» GIVEN INSTRUCTION
Omit the images. Copy each entry word for word.

» Entries with chart source code
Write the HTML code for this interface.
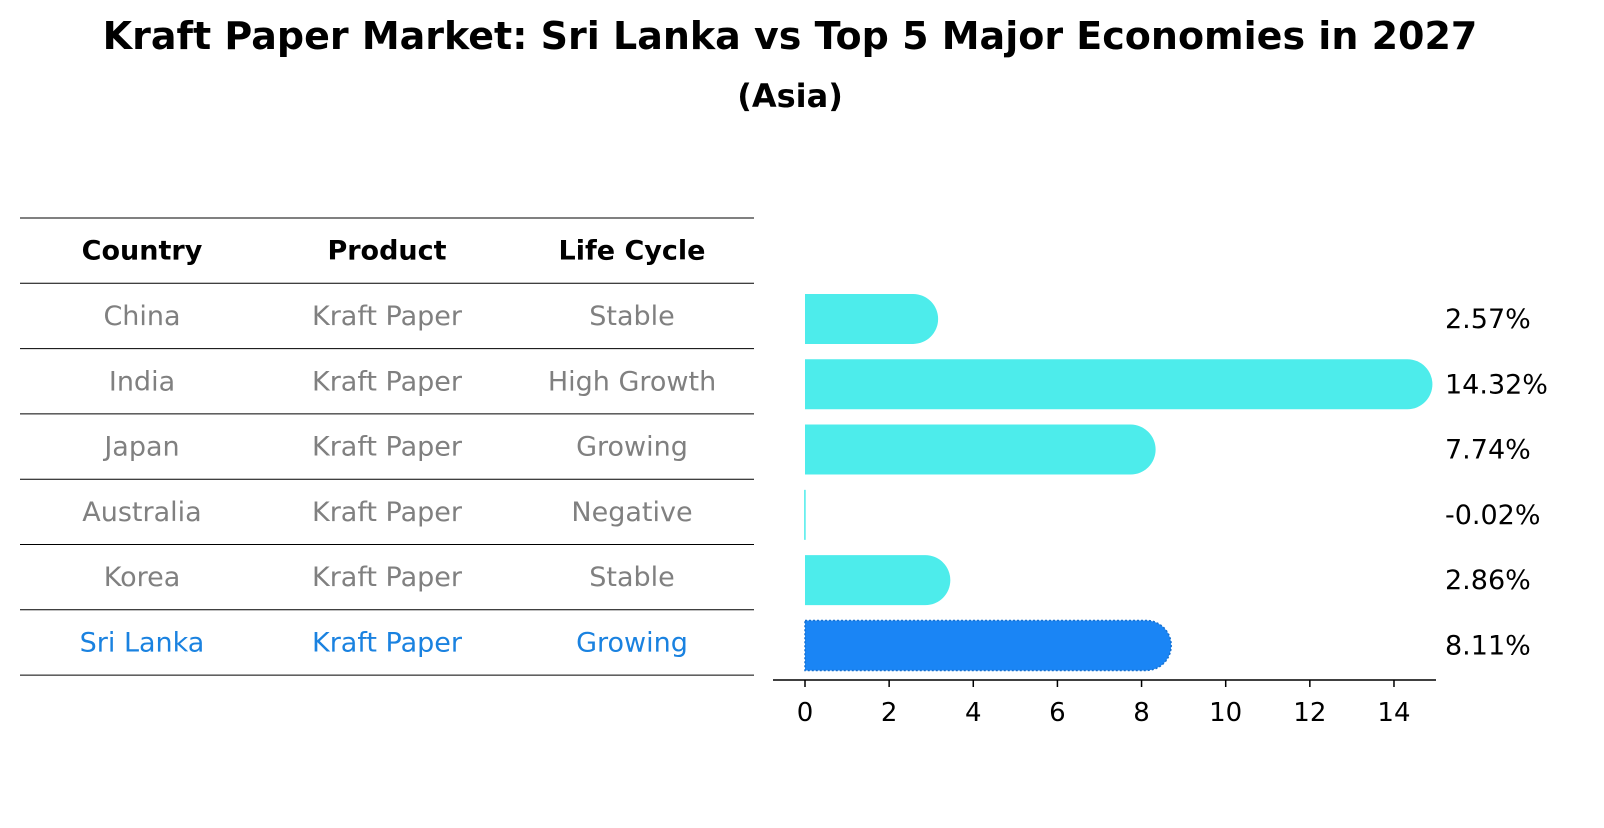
<!DOCTYPE html>
<html><head><meta charset="utf-8"><style>
body{margin:0;background:#fff;font-family:"Liberation Sans","DejaVu Sans",sans-serif}
svg text{font-family:"DejaVu Sans","Liberation Sans",sans-serif}
</style></head><body>
<svg id="chart" width="1604" height="823" viewBox="0 0 1604 823" xmlns="http://www.w3.org/2000/svg">
<text x="790" y="49" text-anchor="middle" font-size="38" font-weight="bold">Kraft Paper Market: Sri Lanka vs Top 5 Major Economies in 2027</text>
<text x="790" y="107" text-anchor="middle" font-size="32" font-weight="bold">(Asia)</text>
<g id="table"></g>
<g id="bars"></g>
</svg>
<script>
const countries=["China","India","Japan","Australia","Korea","Sri Lanka"];
const products=["Kraft Paper","Kraft Paper","Kraft Paper","Kraft Paper","Kraft Paper","Kraft Paper"];
const lifeCycles=["Stable","High Growth","Growing","Negative","Stable","Growing"];
const growth=[2.57,14.32,7.74,-0.02,2.86,8.11];
const ticks=[0,2,4,6,8,10,12,14];
const NS="http://www.w3.org/2000/svg";
function mk(tag,attrs,parent){const e=document.createElementNS(NS,tag);for(const k in attrs)e.setAttribute(k,attrs[k]);parent.appendChild(e);return e;}
const table=document.getElementById('table');
const bars=document.getElementById('bars');
const rowTop=218,rowH=65.3;
const colX=[142,387,632];
function hline(y){const l=mk('line',{x1:20,x2:754,y1:y,y2:y,stroke:'#000','stroke-width':1},table);

}
hline(rowTop);
["Country","Product","Life Cycle"].forEach((h,i)=>{const t=mk('text',{x:colX[i],y:rowTop+rowH/2+9,'text-anchor':'middle','font-size':27,'font-weight':'bold'},table);t.textContent=h;

});
const x0=805,ppu=42.07,bh=50;
function xs(v){return x0+v*ppu;}
function yc(i){return rowTop+rowH*(i+1)+rowH/2;}
for(let i=0;i<=countries.length;i++)hline(rowTop+rowH*(i+1));
countries.forEach((c,i)=>{
 const col=i===countries.length-1?'#1a82e0':'#808080';
 [c,products[i],lifeCycles[i]].forEach((v,j)=>{const t=mk('text',{x:colX[j],y:yc(i)+9,'text-anchor':'middle','font-size':27,fill:col},table);t.textContent=v;
 
 });
 const y=yc(i)-bh/2+3, v=growth[i], r=bh/2, hl=i===countries.length-1;
 const fill=hl?'#1a85f5':'#4deceb';
 let el;
 if(v>0){const xe=xs(v);
  el=mk('path',{d:`M${x0},${y} H${xe} A${r},${r} 0 0 1 ${xe},${y+bh} H${x0} Z`,fill:fill},bars);
  if(hl){el.setAttribute('stroke','#1670d0');el.setAttribute('stroke-dasharray','2 2');el.setAttribute('stroke-width','1.5');}
 } else {el=mk('rect',{x:Math.min(x0,xs(v)),y:y,width:Math.max(1.5,Math.abs(xs(v)-x0)),height:bh,fill:fill},bars);}
 
 
 const t=mk('text',{x:1445,y:yc(i)+12,'font-size':27},bars);t.textContent=v.toFixed(2)+'%';
 
 
});
const ax=mk('line',{x1:773,x2:1436,y1:680,y2:680,stroke:'#000','stroke-width':1.5},bars);


ticks.forEach(tv=>{const l=mk('line',{x1:xs(tv),x2:xs(tv),y1:680,y2:687,stroke:'#000','stroke-width':1.5},bars);


const t=mk('text',{x:xs(tv),y:721,'text-anchor':'middle','font-size':26},bars);t.textContent=tv;

});
</script>
</body></html>
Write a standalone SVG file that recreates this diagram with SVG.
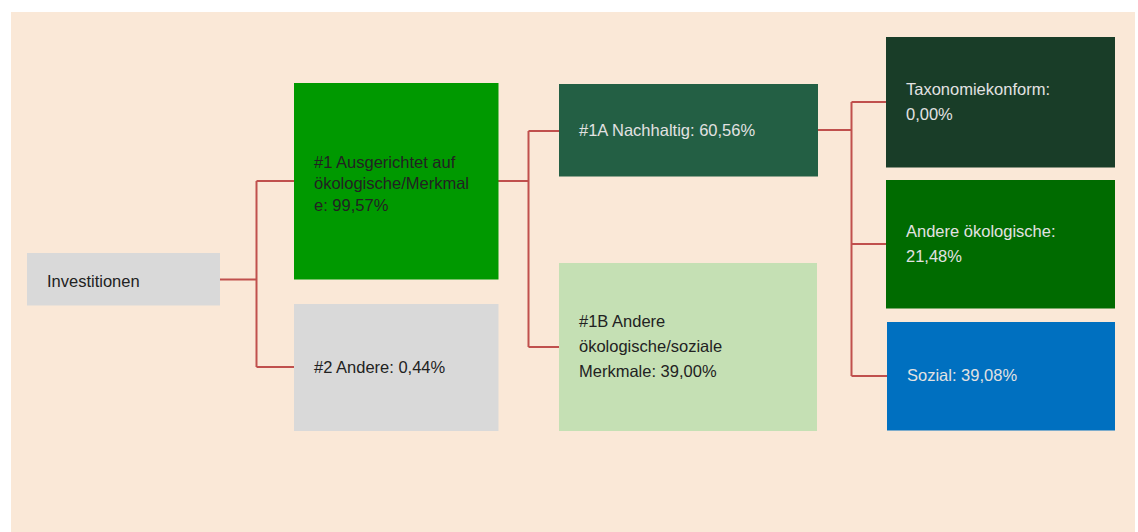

» EXERCISE SOLUTION
Write the HTML code for this interface.
<!DOCTYPE html>
<html><head><meta charset="utf-8"><style>
body{margin:0;background:#fff;font-family:"Liberation Sans","DejaVu Sans",sans-serif}
svg text{font-family:"DejaVu Sans","Liberation Sans",sans-serif}
</style></head><body>
<svg id="chart" width="1604" height="823" viewBox="0 0 1604 823" xmlns="http://www.w3.org/2000/svg">
<text x="790" y="49" text-anchor="middle" font-size="38" font-weight="bold">Kraft Paper Market: Sri Lanka vs Top 5 Major Economies in 2027</text>
<text x="790" y="107" text-anchor="middle" font-size="32" font-weight="bold">(Asia)</text>
<g id="table"></g>
<g id="bars"></g>
</svg>
<script>
const countries=["China","India","Japan","Australia","Korea","Sri Lanka"];
const products=["Kraft Paper","Kraft Paper","Kraft Paper","Kraft Paper","Kraft Paper","Kraft Paper"];
const lifeCycles=["Stable","High Growth","Growing","Negative","Stable","Growing"];
const growth=[2.57,14.32,7.74,-0.02,2.86,8.11];
const ticks=[0,2,4,6,8,10,12,14];
const NS="http://www.w3.org/2000/svg";
function mk(tag,attrs,parent){const e=document.createElementNS(NS,tag);for(const k in attrs)e.setAttribute(k,attrs[k]);parent.appendChild(e);return e;}
const table=document.getElementById('table');
const bars=document.getElementById('bars');
const rowTop=218,rowH=65.3;
const colX=[142,387,632];
function hline(y){const l=mk('line',{x1:20,x2:754,y1:y,y2:y,stroke:'#000','stroke-width':1},table);

}
hline(rowTop);
["Country","Product","Life Cycle"].forEach((h,i)=>{const t=mk('text',{x:colX[i],y:rowTop+rowH/2+9,'text-anchor':'middle','font-size':27,'font-weight':'bold'},table);t.textContent=h;

});
const x0=805,ppu=42.07,bh=50;
function xs(v){return x0+v*ppu;}
function yc(i){return rowTop+rowH*(i+1)+rowH/2;}
for(let i=0;i<=countries.length;i++)hline(rowTop+rowH*(i+1));
countries.forEach((c,i)=>{
 const col=i===countries.length-1?'#1a82e0':'#808080';
 [c,products[i],lifeCycles[i]].forEach((v,j)=>{const t=mk('text',{x:colX[j],y:yc(i)+9,'text-anchor':'middle','font-size':27,fill:col},table);t.textContent=v;
 
 });
 const y=yc(i)-bh/2+3, v=growth[i], r=bh/2, hl=i===countries.length-1;
 const fill=hl?'#1a85f5':'#4deceb';
 let el;
 if(v>0){const xe=xs(v);
  el=mk('path',{d:`M${x0},${y} H${xe} A${r},${r} 0 0 1 ${xe},${y+bh} H${x0} Z`,fill:fill},bars);
  if(hl){el.setAttribute('stroke','#1670d0');el.setAttribute('stroke-dasharray','2 2');el.setAttribute('stroke-width','1.5');}
 } else {el=mk('rect',{x:Math.min(x0,xs(v)),y:y,width:Math.max(1.5,Math.abs(xs(v)-x0)),height:bh,fill:fill},bars);}
 
 
 const t=mk('text',{x:1445,y:yc(i)+12,'font-size':27},bars);t.textContent=v.toFixed(2)+'%';
 
 
});
const ax=mk('line',{x1:773,x2:1436,y1:680,y2:680,stroke:'#000','stroke-width':1.5},bars);


ticks.forEach(tv=>{const l=mk('line',{x1:xs(tv),x2:xs(tv),y1:680,y2:687,stroke:'#000','stroke-width':1.5},bars);


const t=mk('text',{x:xs(tv),y:721,'text-anchor':'middle','font-size':26},bars);t.textContent=tv;

});
</script>
</body></html>
Write a standalone SVG file that recreates this diagram with SVG.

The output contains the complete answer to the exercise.